■ **Problem statement**: Filter the records for lines holding the string "React".

■ **Stored records**:

=======

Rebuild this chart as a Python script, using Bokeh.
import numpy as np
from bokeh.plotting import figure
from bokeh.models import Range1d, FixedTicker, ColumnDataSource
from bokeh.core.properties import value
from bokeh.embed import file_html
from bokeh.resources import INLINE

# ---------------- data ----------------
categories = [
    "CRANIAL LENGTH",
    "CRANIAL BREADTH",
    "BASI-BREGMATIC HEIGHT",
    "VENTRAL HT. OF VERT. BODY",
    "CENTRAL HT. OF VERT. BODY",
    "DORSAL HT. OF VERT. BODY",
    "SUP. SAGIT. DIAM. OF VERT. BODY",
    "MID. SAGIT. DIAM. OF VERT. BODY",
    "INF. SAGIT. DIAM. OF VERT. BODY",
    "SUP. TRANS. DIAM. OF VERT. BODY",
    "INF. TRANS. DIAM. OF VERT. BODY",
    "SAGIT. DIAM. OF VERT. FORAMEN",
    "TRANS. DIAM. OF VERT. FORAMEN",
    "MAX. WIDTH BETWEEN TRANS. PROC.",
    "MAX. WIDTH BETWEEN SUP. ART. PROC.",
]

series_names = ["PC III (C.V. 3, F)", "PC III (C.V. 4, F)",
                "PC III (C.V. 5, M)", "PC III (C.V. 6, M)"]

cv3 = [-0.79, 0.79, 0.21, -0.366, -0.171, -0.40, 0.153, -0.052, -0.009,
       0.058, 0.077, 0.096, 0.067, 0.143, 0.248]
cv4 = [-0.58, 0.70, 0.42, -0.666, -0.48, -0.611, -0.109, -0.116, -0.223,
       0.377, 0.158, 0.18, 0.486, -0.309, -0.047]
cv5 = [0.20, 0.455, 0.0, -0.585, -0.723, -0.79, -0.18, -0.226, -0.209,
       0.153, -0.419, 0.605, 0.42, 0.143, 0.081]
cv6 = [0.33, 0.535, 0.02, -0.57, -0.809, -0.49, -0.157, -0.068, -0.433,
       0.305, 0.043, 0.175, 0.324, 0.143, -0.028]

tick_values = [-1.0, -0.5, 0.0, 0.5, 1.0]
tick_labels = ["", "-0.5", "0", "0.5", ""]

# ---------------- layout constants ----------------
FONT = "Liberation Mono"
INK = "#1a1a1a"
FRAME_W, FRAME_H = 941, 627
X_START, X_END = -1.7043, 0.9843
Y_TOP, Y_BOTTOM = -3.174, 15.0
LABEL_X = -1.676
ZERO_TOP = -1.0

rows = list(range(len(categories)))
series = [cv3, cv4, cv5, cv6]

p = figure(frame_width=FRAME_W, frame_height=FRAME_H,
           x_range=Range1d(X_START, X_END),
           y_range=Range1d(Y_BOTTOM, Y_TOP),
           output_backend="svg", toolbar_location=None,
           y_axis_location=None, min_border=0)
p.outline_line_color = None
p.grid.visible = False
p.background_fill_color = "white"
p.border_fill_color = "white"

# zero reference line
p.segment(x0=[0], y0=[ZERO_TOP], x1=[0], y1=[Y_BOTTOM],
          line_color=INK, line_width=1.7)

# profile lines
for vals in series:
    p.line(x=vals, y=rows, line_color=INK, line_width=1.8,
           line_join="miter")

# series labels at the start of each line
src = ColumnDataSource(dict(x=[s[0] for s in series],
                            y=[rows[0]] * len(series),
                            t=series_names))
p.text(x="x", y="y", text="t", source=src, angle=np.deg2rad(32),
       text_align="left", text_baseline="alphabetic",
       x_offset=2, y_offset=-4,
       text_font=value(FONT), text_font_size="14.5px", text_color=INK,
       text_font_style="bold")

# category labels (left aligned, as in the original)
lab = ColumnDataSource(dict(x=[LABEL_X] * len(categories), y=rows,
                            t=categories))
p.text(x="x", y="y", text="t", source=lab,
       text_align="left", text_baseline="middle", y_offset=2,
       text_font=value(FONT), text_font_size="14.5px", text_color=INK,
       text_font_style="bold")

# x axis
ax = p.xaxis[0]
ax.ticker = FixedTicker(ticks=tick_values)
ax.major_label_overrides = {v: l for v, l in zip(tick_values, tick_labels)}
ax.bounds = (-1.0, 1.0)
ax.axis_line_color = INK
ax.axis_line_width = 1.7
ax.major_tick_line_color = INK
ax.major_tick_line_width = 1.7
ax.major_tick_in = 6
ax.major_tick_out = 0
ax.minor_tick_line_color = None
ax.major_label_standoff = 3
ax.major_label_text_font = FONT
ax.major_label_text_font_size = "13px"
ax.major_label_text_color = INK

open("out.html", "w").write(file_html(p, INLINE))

=======

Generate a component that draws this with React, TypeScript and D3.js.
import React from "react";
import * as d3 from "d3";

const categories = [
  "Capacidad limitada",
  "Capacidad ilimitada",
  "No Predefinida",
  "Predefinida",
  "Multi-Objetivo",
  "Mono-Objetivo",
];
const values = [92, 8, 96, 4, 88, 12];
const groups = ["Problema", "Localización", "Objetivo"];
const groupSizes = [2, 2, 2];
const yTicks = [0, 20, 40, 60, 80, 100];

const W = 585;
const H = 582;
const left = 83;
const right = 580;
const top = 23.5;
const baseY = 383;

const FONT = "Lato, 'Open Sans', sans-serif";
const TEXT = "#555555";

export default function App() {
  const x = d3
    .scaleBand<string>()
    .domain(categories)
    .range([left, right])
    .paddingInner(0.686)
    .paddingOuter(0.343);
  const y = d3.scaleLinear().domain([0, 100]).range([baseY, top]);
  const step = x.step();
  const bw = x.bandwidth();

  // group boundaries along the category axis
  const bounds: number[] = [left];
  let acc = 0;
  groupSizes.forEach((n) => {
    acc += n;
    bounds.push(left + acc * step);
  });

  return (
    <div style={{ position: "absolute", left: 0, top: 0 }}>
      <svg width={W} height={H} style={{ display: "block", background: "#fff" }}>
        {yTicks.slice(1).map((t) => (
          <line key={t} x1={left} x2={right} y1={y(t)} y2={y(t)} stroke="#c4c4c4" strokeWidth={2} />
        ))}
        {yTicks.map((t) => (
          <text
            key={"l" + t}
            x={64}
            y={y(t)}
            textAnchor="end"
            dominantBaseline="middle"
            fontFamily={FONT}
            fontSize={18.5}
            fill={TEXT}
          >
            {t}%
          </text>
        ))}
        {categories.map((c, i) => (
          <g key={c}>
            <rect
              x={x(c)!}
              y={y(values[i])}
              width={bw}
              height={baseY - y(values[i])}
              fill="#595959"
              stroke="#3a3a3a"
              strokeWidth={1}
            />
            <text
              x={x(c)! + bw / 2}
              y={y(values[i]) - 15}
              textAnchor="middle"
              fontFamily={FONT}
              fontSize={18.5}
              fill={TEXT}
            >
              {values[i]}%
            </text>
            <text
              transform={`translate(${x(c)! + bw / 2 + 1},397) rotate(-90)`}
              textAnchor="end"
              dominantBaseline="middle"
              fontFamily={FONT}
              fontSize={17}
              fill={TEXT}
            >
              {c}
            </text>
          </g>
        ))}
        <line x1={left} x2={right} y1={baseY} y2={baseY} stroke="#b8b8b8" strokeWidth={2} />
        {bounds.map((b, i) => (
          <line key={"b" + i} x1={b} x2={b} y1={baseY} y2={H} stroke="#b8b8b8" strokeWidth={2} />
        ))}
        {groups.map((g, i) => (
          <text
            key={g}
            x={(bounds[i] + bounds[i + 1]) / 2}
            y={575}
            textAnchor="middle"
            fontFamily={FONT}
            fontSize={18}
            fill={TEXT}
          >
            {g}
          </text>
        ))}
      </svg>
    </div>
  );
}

=======

■ **Task solution**:
Generate a component that draws this with React, TypeScript and D3.js.
import React from "react";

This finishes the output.